What does the future hold?

Although the Chinese are refraining from purchasing real estate in Japan, tourist numbers from mainland China have started to recover. In September, a new multi-entry 3 year visa for Chinese citizens was introduced, which has made it easier for qualified tourists to visit Japan.

However, Japan needs to do more to encourage foreign investment. Borrowing from a bank within Japan is not an option for non-residents. As a general rule, Japanese banks do not provide property finance to foreigners currently residing outside of Japan. The Commonwealth Bank of Australia (CBA) and HSBC both provided mortgages on Japanese real estate to foreigners living abroad, but the CBA abruptly stopped its lending business in late 2010, and HSBC stopped offering loan services in May 2011.

From 2008, the Japanese population began to shrink. As the population declines, so will demand for real estate which will lead to a weakening property prices. This is the time to implement changes that will lure foreign investment and help stimulate the dull economy.

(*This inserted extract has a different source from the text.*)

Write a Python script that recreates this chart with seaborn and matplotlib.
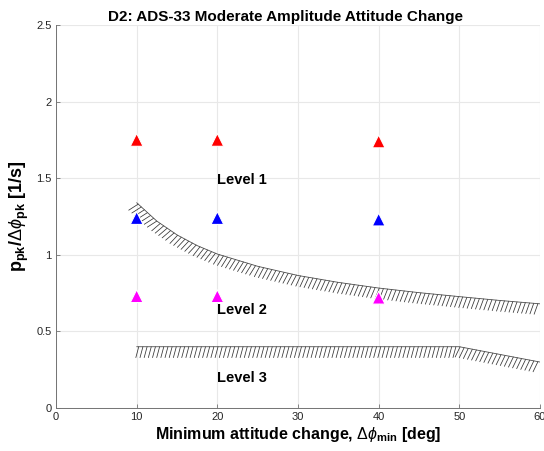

While the Chinese are actively purchasing real estate abroad, Japan is very low on their radar. One of the major reasons for buying real estate overseas is to be eligible for long term visas, something which Japan does not yet offer. Many Japanese agents will say that Japan’s relatively high rental yields are its core advantage, but yields are no higher than those found in the US and Australia. As non-residents do not qualify for Japan’s low 1% mortgages, the net cash flow between borrowing costs and returns is no longer a big sales point.

Furthermore, the strong Yen has increased the comparative price of real estate. If the Yen were to weaken, a foreign owner risks losing a significant portion of their asset’s value. And with almost no chance of capital gain, Japanese real estate appears to be at a competitive disadvantage to other investment-friendly countries.

Japan Business Press, December 8, 2011.